Set task
Return, exactly as written, the lines that start at the one holding "Convert this chart to Plotly code." and end at the one holding "-7800, 300, -600, 9100, 27900, 50500]", with both of those lines kept. Skip any pictures.

Given entries
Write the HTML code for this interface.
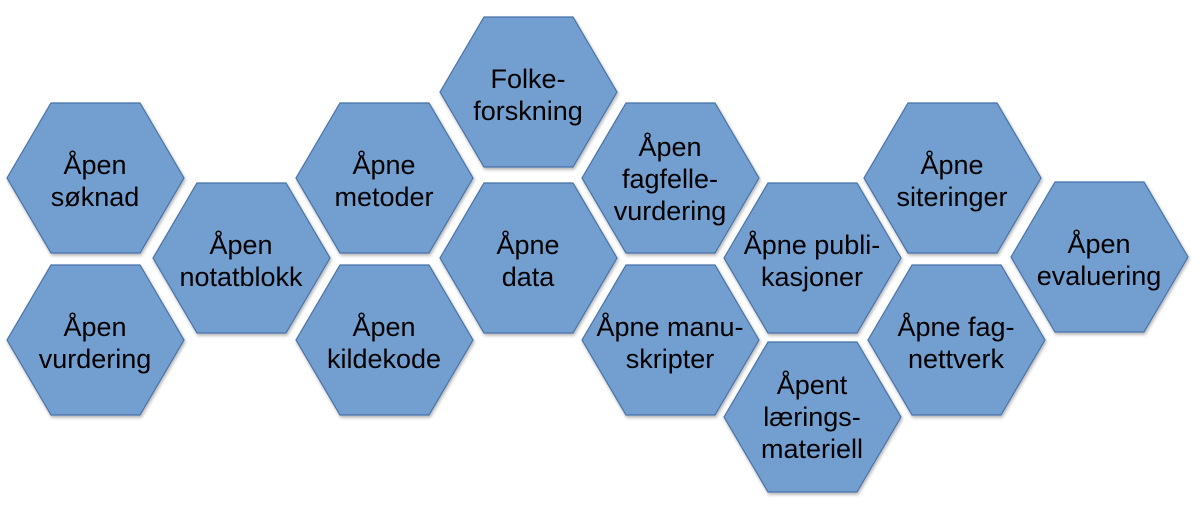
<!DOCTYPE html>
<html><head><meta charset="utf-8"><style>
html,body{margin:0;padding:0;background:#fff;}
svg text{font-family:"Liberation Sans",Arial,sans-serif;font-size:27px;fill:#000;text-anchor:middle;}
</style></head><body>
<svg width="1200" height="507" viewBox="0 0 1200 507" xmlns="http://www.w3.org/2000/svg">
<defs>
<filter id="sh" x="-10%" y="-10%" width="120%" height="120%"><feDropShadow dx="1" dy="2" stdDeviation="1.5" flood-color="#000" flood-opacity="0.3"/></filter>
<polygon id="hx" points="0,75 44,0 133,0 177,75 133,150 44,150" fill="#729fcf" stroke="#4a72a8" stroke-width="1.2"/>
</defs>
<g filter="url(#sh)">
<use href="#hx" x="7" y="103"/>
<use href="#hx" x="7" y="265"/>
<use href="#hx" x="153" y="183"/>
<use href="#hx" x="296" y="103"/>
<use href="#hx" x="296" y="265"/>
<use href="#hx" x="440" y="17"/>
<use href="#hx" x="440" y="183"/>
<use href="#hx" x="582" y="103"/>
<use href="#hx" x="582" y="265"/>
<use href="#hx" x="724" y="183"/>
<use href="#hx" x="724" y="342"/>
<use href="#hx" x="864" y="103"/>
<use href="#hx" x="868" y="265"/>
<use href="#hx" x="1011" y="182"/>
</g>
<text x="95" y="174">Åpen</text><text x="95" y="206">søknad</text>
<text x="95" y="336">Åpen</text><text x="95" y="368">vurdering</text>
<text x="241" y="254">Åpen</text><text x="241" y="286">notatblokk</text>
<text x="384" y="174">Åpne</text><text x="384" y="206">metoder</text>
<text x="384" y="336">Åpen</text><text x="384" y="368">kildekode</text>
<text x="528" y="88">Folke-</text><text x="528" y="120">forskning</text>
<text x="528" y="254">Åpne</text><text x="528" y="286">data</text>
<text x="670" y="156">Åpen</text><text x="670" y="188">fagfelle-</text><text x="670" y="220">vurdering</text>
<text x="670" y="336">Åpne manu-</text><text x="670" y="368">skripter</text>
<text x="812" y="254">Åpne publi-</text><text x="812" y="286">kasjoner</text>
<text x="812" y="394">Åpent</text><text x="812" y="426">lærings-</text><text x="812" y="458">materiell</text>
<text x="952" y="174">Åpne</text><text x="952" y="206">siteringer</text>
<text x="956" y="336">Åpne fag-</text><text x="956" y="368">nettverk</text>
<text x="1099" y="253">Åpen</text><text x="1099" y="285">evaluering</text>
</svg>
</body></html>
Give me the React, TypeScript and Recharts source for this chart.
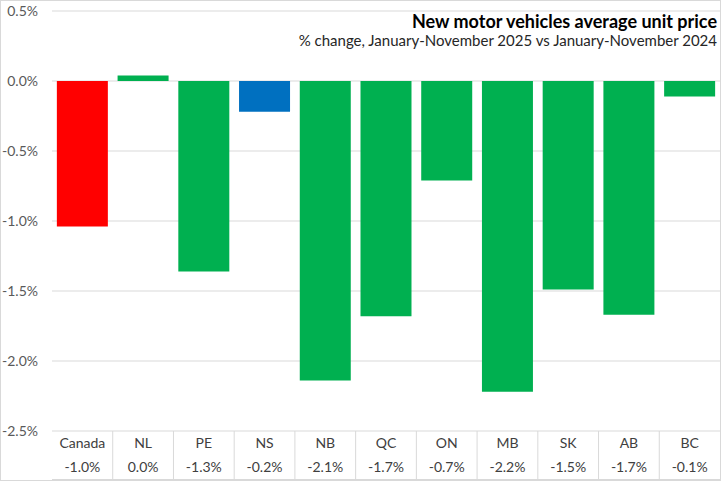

* * *

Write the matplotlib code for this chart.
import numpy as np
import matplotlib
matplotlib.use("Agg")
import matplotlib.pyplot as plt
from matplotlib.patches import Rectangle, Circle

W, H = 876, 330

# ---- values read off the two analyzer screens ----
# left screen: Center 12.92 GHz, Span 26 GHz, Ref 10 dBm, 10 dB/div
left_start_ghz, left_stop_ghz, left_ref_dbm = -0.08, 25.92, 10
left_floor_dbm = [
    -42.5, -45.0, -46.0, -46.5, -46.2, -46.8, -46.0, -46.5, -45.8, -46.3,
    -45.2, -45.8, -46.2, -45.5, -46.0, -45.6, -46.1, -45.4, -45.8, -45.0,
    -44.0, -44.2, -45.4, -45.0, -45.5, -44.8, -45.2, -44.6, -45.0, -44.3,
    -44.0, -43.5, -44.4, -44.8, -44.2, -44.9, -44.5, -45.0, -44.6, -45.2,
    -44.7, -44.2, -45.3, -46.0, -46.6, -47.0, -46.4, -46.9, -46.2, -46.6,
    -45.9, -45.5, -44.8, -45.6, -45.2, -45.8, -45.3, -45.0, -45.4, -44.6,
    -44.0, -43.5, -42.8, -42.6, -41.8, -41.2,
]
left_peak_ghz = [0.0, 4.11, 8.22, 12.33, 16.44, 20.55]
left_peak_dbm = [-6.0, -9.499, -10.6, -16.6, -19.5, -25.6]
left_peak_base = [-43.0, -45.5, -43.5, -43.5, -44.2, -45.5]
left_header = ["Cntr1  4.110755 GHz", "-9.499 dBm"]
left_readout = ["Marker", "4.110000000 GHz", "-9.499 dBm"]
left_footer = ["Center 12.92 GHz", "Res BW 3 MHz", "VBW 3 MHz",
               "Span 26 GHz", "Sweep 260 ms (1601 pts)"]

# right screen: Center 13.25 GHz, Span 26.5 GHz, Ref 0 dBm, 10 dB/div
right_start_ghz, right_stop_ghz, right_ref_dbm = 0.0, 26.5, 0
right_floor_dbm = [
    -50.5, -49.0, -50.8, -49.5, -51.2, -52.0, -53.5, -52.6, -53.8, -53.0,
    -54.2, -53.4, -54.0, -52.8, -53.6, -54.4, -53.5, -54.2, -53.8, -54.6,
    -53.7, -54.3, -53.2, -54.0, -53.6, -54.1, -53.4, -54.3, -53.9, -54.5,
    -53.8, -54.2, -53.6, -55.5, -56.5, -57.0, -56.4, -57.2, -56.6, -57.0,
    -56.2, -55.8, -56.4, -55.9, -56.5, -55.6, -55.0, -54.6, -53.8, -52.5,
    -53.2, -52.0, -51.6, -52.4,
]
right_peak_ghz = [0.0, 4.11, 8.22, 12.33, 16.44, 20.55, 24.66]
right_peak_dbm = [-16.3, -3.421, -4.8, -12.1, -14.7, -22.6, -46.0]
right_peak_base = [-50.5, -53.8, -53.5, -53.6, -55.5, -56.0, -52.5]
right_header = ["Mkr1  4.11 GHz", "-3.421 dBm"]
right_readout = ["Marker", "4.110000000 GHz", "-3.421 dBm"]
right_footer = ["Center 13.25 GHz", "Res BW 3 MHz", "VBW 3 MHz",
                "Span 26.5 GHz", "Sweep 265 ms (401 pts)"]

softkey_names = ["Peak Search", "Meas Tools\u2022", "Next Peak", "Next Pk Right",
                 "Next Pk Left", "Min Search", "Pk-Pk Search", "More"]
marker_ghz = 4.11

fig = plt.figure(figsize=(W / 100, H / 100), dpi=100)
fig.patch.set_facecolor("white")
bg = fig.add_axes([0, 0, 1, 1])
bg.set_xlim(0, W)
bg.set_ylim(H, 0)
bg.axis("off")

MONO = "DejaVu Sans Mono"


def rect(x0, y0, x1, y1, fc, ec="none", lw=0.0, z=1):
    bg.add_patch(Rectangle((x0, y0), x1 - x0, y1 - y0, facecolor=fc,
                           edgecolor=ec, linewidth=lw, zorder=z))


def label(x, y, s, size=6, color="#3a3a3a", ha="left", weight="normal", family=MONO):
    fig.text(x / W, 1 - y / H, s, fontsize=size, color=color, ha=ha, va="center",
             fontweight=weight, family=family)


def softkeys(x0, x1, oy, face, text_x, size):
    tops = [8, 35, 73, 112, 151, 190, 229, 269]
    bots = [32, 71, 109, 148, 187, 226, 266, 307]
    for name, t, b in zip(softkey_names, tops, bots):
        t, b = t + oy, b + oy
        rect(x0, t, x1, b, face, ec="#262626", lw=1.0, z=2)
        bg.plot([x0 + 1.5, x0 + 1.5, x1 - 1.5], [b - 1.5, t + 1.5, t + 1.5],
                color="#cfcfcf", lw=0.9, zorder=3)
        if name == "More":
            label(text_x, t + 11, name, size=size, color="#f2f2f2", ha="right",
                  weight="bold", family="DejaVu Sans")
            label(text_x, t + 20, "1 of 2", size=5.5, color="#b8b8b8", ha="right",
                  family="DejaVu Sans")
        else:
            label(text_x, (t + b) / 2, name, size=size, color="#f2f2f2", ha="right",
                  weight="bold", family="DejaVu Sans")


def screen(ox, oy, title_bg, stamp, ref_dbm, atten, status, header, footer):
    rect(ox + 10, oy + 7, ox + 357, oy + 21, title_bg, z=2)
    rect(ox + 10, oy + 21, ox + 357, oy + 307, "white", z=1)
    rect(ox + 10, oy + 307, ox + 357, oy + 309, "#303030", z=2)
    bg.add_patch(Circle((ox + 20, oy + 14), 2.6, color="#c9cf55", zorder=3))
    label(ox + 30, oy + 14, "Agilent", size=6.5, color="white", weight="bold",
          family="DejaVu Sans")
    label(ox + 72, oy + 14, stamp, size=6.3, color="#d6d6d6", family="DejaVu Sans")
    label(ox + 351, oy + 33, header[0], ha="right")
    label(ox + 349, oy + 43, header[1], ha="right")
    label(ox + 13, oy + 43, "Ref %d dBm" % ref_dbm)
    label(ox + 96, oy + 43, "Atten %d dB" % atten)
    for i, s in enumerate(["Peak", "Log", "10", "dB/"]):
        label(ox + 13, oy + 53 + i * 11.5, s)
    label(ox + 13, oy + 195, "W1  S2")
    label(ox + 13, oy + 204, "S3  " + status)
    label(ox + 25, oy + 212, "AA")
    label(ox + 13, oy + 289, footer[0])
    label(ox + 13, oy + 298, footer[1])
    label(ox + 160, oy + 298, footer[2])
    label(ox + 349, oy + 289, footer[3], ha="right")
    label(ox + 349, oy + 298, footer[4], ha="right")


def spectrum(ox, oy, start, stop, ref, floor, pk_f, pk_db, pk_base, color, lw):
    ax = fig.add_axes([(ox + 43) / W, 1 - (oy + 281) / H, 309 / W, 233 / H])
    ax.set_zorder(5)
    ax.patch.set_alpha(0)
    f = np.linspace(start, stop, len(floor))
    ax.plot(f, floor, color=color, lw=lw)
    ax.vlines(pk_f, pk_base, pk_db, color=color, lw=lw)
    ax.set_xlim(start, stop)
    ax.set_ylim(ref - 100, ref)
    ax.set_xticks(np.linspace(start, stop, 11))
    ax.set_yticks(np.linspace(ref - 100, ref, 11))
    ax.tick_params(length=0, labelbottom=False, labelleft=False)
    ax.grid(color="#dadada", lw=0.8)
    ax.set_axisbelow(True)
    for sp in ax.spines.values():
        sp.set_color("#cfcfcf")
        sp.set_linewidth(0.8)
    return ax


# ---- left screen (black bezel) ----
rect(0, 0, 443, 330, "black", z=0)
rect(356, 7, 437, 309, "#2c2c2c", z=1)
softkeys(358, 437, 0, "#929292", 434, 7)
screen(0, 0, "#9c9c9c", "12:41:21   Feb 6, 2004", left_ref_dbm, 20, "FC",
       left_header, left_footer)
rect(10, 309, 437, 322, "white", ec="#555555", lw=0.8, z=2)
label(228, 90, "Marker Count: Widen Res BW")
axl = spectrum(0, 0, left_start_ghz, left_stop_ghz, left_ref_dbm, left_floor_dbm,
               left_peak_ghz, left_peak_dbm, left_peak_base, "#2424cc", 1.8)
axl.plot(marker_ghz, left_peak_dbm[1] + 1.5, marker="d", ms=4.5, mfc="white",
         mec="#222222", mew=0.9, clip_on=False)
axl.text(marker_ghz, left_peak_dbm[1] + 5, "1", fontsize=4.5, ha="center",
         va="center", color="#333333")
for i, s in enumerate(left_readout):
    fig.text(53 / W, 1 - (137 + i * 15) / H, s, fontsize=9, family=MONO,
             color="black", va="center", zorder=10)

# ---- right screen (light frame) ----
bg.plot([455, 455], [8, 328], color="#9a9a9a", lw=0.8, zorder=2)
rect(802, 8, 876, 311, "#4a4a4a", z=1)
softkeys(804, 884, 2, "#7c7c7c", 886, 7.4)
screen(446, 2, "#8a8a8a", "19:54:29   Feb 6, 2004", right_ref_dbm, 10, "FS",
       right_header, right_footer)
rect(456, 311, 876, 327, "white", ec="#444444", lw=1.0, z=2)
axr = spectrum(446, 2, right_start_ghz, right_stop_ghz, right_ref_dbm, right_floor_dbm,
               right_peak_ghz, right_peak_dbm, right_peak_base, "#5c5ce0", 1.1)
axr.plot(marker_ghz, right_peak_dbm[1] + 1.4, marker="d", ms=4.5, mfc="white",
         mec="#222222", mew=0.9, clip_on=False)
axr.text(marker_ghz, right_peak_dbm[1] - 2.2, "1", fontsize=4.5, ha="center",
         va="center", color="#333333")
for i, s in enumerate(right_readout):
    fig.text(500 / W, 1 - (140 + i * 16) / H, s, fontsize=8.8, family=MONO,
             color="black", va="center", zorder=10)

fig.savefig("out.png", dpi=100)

--

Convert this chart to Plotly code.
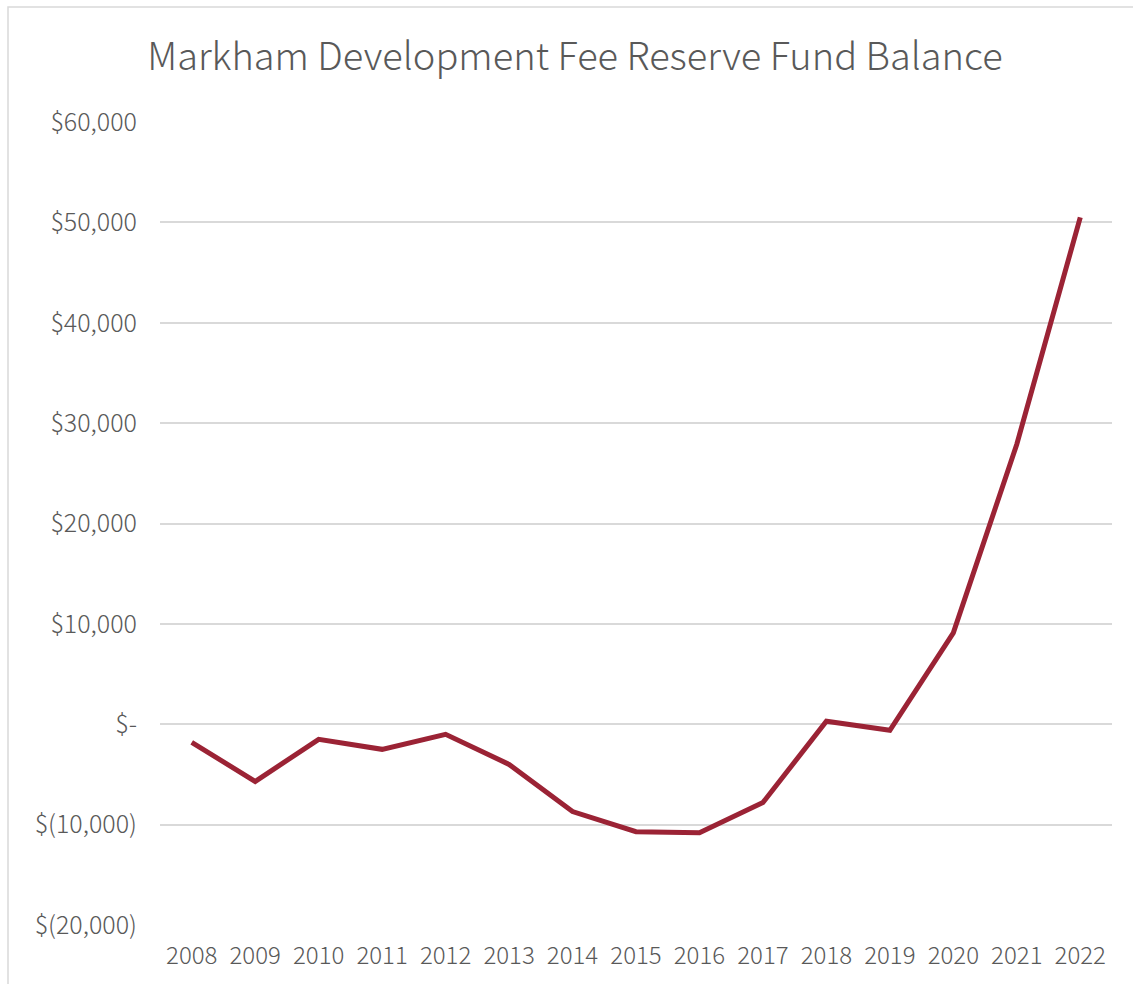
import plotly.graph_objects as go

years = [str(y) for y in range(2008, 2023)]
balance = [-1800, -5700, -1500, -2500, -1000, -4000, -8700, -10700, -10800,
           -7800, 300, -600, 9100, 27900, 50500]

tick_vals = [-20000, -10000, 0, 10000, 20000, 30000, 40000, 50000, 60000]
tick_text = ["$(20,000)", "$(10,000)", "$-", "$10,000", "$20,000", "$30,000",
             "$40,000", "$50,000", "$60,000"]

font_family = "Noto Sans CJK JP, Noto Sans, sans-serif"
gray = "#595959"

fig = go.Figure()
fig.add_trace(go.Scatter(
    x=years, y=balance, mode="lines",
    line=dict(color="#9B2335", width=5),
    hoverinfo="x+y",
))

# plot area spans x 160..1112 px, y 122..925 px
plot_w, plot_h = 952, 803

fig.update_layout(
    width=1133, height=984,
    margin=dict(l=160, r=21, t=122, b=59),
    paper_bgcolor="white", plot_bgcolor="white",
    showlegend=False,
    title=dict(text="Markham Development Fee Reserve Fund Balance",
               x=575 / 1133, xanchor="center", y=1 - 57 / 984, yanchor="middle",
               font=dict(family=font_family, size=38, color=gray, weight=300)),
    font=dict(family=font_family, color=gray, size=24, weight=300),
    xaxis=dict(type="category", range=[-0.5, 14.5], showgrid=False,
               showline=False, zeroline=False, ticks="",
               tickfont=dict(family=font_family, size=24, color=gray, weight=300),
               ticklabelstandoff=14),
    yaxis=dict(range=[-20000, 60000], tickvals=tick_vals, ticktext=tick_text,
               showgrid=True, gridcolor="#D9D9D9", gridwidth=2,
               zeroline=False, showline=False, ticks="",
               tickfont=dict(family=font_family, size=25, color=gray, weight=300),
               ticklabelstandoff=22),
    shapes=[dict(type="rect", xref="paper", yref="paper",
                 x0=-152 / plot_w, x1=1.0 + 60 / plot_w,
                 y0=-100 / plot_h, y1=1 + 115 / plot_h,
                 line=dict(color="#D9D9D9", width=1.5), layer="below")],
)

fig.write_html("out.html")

Solved problem
Convert this chart to Plotly code.
import plotly.graph_objects as go

years = [str(y) for y in range(2008, 2023)]
balance = [-1800, -5700, -1500, -2500, -1000, -4000, -8700, -10700, -10800,
           -7800, 300, -600, 9100, 27900, 50500]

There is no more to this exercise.